**DATASET EXCERPT:**
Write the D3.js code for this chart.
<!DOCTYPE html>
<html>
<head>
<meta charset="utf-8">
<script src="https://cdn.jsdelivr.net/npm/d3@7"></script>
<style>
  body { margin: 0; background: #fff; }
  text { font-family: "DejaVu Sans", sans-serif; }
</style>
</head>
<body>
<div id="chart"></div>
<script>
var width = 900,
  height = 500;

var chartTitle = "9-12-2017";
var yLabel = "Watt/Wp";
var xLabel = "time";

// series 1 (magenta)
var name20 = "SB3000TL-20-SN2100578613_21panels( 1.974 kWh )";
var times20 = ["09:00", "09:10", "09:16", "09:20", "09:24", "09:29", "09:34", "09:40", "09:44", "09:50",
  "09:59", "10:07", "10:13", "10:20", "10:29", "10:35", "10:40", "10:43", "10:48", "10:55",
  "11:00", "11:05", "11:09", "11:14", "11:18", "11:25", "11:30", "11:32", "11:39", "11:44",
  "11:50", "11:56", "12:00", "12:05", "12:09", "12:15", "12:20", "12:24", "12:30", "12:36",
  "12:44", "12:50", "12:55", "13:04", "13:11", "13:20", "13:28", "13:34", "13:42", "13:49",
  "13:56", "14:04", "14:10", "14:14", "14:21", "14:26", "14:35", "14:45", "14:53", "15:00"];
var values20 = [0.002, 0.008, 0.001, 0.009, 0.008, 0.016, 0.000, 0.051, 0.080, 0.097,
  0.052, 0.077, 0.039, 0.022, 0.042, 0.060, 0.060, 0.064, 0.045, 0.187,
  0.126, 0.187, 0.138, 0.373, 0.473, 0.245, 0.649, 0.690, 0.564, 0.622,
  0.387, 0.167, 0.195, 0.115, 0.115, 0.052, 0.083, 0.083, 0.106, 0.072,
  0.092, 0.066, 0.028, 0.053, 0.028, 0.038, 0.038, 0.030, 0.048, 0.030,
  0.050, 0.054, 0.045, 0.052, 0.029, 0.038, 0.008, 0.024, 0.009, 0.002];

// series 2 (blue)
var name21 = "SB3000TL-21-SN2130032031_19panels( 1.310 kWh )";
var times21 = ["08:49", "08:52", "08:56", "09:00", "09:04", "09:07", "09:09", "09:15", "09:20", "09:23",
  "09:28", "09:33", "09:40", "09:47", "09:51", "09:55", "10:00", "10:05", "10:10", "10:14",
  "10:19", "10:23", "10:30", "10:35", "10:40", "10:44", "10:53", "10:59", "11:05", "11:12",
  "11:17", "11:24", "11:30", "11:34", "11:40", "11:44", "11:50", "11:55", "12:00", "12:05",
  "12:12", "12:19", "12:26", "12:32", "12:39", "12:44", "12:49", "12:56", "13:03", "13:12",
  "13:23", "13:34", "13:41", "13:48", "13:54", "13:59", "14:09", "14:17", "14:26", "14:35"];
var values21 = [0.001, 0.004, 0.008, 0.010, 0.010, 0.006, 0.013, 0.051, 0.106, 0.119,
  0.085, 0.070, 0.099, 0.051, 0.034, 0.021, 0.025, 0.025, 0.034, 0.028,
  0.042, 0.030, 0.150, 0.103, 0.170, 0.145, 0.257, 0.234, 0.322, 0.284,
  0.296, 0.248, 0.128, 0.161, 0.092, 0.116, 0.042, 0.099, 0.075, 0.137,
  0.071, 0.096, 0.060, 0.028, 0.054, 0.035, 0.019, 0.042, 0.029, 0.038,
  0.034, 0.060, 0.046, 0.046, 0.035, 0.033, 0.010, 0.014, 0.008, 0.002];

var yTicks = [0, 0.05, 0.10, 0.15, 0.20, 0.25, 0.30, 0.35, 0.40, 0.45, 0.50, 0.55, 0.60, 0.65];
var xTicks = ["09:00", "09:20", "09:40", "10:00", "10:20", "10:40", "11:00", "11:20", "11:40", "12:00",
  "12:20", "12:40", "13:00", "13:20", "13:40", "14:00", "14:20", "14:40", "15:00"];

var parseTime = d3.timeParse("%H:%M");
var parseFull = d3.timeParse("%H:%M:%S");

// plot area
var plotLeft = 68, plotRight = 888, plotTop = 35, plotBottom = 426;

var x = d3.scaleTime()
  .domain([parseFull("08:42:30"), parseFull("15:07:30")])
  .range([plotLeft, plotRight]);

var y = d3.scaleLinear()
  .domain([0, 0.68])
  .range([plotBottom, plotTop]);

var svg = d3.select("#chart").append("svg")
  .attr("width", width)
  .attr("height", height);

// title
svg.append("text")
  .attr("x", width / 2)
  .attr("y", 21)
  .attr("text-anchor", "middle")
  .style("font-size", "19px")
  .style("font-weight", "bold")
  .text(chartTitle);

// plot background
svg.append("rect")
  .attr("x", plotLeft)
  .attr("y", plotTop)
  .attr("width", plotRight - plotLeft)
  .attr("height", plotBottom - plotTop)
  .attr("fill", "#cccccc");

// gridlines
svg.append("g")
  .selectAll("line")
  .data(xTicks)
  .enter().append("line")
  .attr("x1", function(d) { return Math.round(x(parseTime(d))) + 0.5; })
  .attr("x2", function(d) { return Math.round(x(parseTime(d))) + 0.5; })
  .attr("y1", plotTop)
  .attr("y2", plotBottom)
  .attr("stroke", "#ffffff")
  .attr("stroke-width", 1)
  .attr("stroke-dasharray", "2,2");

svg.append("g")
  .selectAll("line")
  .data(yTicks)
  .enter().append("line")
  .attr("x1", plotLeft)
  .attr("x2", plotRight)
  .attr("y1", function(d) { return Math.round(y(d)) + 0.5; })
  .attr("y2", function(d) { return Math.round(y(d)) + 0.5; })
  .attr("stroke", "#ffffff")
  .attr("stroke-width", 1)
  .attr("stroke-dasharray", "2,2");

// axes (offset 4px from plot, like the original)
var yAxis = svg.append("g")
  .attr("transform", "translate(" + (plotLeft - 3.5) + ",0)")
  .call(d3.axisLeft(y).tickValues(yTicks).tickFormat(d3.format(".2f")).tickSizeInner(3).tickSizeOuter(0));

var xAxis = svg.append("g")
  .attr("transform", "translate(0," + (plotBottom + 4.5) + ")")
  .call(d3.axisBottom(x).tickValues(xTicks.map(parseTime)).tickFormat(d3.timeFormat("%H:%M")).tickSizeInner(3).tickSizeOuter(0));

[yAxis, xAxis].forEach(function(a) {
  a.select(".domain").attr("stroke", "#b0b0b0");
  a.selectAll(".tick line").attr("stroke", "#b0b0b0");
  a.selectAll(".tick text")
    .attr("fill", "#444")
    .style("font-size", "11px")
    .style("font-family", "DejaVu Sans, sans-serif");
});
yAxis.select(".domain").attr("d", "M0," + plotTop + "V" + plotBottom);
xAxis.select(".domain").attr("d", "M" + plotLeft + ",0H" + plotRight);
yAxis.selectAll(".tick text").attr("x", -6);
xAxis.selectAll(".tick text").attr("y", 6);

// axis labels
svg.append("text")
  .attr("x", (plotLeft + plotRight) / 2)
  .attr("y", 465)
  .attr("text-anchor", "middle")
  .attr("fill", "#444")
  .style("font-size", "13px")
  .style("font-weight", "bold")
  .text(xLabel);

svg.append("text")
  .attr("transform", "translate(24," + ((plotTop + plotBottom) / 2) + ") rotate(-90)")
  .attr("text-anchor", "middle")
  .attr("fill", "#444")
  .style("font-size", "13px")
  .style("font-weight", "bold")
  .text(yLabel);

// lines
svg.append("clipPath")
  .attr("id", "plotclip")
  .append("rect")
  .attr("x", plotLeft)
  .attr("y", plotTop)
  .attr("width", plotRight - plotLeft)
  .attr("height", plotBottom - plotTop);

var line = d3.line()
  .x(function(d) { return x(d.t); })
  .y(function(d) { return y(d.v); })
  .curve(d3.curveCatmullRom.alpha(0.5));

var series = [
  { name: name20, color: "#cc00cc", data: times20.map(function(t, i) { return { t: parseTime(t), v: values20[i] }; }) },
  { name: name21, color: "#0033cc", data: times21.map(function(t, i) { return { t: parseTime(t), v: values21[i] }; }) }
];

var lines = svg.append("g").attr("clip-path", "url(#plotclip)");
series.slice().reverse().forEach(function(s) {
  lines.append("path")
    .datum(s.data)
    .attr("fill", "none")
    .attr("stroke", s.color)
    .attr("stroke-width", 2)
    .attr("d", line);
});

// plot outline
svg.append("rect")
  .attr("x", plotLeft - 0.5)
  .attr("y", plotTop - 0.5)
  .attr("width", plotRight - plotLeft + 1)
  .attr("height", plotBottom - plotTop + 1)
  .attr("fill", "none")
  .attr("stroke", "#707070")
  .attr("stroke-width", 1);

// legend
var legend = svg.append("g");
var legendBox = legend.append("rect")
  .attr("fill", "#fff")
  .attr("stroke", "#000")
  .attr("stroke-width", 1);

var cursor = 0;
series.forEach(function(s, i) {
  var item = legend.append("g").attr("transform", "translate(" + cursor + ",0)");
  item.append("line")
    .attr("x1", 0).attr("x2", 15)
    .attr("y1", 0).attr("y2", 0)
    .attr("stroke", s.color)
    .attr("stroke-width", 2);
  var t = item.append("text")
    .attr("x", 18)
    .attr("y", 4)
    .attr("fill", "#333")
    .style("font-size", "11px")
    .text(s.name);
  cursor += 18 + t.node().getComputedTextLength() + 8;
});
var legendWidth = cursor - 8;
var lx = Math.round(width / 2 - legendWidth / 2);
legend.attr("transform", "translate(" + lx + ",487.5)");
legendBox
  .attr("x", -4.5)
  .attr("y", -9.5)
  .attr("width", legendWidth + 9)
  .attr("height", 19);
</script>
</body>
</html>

**SET TASK:** Quote exactly the opening line of the material above and every line after it, up to and including the line that contains "height = 500;".

**ANSWER FOR THIS EXERCISE:**
Write the D3.js code for this chart.
<!DOCTYPE html>
<html>
<head>
<meta charset="utf-8">
<script src="https://cdn.jsdelivr.net/npm/d3@7"></script>
<style>
  body { margin: 0; background: #fff; }
  text { font-family: "DejaVu Sans", sans-serif; }
</style>
</head>
<body>
<div id="chart"></div>
<script>
var width = 900,
  height = 500;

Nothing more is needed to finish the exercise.